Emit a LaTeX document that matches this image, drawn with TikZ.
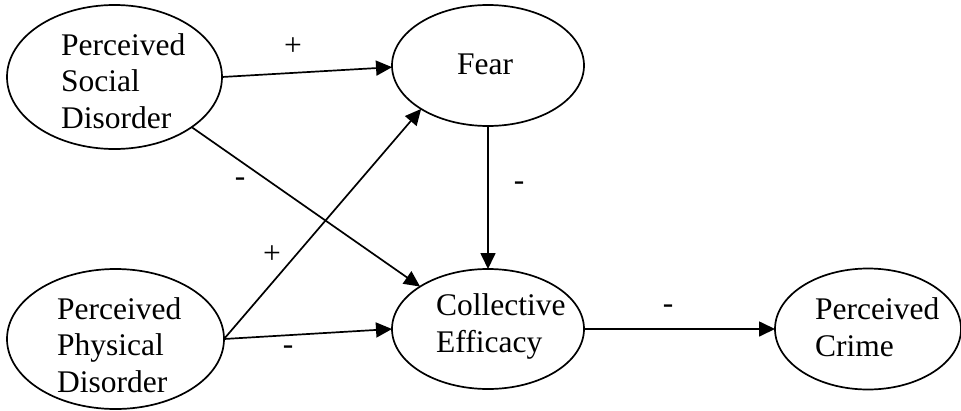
\documentclass[tikz,border=0pt]{standalone}
\usepackage{fontspec}
\setmainfont{Liberation Serif}
\usetikzlibrary{shapes.geometric,arrows.meta}
\begin{document}
\begin{tikzpicture}[x=1pt,y=-1pt,
  construct/.style={draw,ellipse,line width=1.7pt,inner sep=0pt,outer sep=0pt},
  caption/.style={anchor=base west,inner sep=0pt,align=left,
    font=\fontsize{31.5}{36.5}\selectfont},
  sign/.style={inner sep=0pt,font=\fontsize{31.5}{36.5}\selectfont},
  path/.style={line width=1.7pt,-{Triangle[length=16pt,width=15pt]}}]
\useasboundingbox (0,0) rectangle (961,410);

% latent constructs
\node[construct,minimum width=215pt,minimum height=144pt] (psd) at (114.5,77) {};
\node[construct,minimum width=192pt,minimum height=121pt] (fear) at (488,65.5) {};
\node[construct,minimum width=217pt,minimum height=140pt] (ppd) at (115.5,339) {};
\node[construct,minimum width=192pt,minimum height=120pt] (ce) at (488,329) {};
\node[construct,minimum width=186pt,minimum height=121pt] (pc) at (868,329) {};

% construct names (anchored on the baseline of the last line)
\node[caption] (psdt) at (61,128) {Perceived\\Social\\Disorder};
\node[caption] (feart) at (457,74) {Fear};
\node[caption] (ppdt) at (57,392) {Perceived\\Physical\\Disorder};
\node[caption] (cet) at (436,352) {Collective\\Efficacy};
\node[caption] (pct) at (815,356) {Perceived\\Crime};

% hypothesised paths
\draw[path] (psd.east) -- (fear.181);
\draw[path] (psd.-33) -- (ce.148);
\draw[path] (ppd.east) -- (fear.213);
\draw[path] (ppd.east) -- (ce.west);
\draw[path] (fear.south) -- (ce.north);
\draw[path] (ce.east) -- (pc.west);

% signs of the paths
\node[sign] (s1) at (293,47) {+};
\node[sign] (s2) at (240,182) {-};
\node[sign] (s3) at (272,255) {+};
\node[sign] (s4) at (288,350) {-};
\node[sign] (s5) at (519,186) {-};
\node[sign] (s6) at (668,309) {-};
\end{tikzpicture}
\end{document}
● ● ● ●
▶ Given exercise: Write out nothing but the lines from the start of the data through the line with "(0,0) rectangle (961,410);". Leave out the pictures.

▶ Answer to this exercise:
Emit a LaTeX document that matches this image, drawn with TikZ.
\documentclass[tikz,border=0pt]{standalone}
\usepackage{fontspec}
\setmainfont{Liberation Serif}
\usetikzlibrary{shapes.geometric,arrows.meta}
\begin{document}
\begin{tikzpicture}[x=1pt,y=-1pt,
  construct/.style={draw,ellipse,line width=1.7pt,inner sep=0pt,outer sep=0pt},
  caption/.style={anchor=base west,inner sep=0pt,align=left,
    font=\fontsize{31.5}{36.5}\selectfont},
  sign/.style={inner sep=0pt,font=\fontsize{31.5}{36.5}\selectfont},
  path/.style={line width=1.7pt,-{Triangle[length=16pt,width=15pt]}}]
\useasboundingbox (0,0) rectangle (961,410);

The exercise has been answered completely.